I mentioned earlier in the chapter that I like to approach code and examples with a problem solving, code-first approach. So let's try that here. Our aim is to create an initial server that can respond to requests and will be our first experience with hapi. Let's see what it takes to install hapi and get our first hapi server running. I assume that by this stage, you have Node.js installed; if not, the Node.js website explains how to do this quite well. I also assume you have some experience with the command-line interface of your OS of choice. So to start our hapi.js project, first we'll create a folder within which we will create our server, Open your command line and type the following:
$ mkdir hapi-hello && cd hapi-hello
This creates a directory called hapi-hello, and makes it the current directory. Next we'll use npm to create our project metadata using npm init. If you installed Node successfully, the npm command will also have been added to your command line/terminal. One of the reasons to run this any time you start a node project is that any Node modules you install will be installed into this directory instead of its parent directory, as is the npm algorithm for installing modules. This also creates a package.json file in your current directory with all the metadata from the npm init command. You should take a look at this now.

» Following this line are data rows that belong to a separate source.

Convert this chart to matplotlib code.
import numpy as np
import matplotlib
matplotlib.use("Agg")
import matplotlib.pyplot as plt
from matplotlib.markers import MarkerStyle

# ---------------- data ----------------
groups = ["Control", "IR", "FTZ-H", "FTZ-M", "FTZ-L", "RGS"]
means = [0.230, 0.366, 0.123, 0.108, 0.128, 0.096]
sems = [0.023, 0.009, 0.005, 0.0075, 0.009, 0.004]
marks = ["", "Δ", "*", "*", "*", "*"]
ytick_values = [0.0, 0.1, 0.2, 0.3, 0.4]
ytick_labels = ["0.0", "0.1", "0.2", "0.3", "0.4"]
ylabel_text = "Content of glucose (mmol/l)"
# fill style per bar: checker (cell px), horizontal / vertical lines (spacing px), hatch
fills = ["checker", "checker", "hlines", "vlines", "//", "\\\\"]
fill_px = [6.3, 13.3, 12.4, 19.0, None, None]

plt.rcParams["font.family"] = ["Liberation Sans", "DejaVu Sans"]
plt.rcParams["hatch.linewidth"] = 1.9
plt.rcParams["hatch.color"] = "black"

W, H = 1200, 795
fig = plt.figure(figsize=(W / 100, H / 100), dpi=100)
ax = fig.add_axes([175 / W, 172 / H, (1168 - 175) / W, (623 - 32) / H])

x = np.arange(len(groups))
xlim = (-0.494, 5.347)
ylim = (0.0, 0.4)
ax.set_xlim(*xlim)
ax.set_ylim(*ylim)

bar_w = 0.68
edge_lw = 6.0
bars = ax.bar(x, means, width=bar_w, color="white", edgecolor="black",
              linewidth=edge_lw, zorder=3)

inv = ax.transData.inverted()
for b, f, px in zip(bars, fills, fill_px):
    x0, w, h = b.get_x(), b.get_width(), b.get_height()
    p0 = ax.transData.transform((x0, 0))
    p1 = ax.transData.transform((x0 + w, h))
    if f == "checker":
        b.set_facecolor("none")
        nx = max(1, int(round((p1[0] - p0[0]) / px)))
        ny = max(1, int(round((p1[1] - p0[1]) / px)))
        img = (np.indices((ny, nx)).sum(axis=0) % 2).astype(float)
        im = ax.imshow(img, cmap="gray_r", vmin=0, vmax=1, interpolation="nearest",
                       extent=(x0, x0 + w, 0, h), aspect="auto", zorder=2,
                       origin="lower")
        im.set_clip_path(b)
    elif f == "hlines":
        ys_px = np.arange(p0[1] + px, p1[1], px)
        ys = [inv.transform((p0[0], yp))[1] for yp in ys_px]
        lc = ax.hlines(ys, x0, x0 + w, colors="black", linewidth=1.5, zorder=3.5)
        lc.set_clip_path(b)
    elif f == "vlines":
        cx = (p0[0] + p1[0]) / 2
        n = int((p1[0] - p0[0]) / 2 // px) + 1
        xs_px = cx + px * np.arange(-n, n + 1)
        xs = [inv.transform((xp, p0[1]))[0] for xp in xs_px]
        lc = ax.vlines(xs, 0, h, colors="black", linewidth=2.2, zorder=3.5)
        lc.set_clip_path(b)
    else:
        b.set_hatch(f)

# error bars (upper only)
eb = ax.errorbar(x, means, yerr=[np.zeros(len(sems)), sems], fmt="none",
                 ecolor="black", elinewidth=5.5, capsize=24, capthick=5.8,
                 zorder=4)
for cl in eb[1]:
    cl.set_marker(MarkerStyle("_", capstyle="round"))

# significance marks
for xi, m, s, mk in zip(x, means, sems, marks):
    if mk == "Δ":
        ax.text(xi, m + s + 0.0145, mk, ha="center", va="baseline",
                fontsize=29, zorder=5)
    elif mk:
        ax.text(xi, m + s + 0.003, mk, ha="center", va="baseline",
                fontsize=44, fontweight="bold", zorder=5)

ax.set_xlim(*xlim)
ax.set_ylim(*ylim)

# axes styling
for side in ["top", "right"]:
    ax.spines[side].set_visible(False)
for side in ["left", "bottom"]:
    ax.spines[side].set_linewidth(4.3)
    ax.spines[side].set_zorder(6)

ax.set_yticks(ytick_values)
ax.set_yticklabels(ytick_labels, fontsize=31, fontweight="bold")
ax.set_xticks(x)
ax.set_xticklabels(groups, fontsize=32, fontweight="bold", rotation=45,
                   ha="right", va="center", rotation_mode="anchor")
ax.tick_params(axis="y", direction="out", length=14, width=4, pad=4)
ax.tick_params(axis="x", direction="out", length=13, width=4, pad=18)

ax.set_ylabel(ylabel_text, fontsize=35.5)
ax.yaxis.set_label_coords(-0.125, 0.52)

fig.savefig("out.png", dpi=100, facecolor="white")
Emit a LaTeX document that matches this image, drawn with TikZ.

Next we will install the hapi module for use with this project:
$ npm install hapi --save
The --save flag tells npm to store this dependency in our package.json file. This is quite convenient for sharing this code with others, so we only need to share the actual application code and this package.json file. For another person to then run this project, they would just navigate to this directory and run npm install, and it would install all the dependencies listed in the package.json file. No messing around with the configuration of any kind.
With that, let's look at the code involved in our first hapi.js server:
const Hapi = require('hapi'); // [1]
const server = new Hapi.Server(); // [2]
server.connection({ port: 1337, host: '127.0.0.1' }); // [3]
server.route({ // [4]
method: 'GET', // [4]
path: '/', // [4]
handler: function (request, reply) { // [4]
return reply('Hello World
'); // [4]
} // [4]
}); // [4]
server.start((err) => { // [5]
if(err) { // [5]
throw err; // [5]
} // [5]
console.log(`Server running at ${server.info.uri}`); // [5]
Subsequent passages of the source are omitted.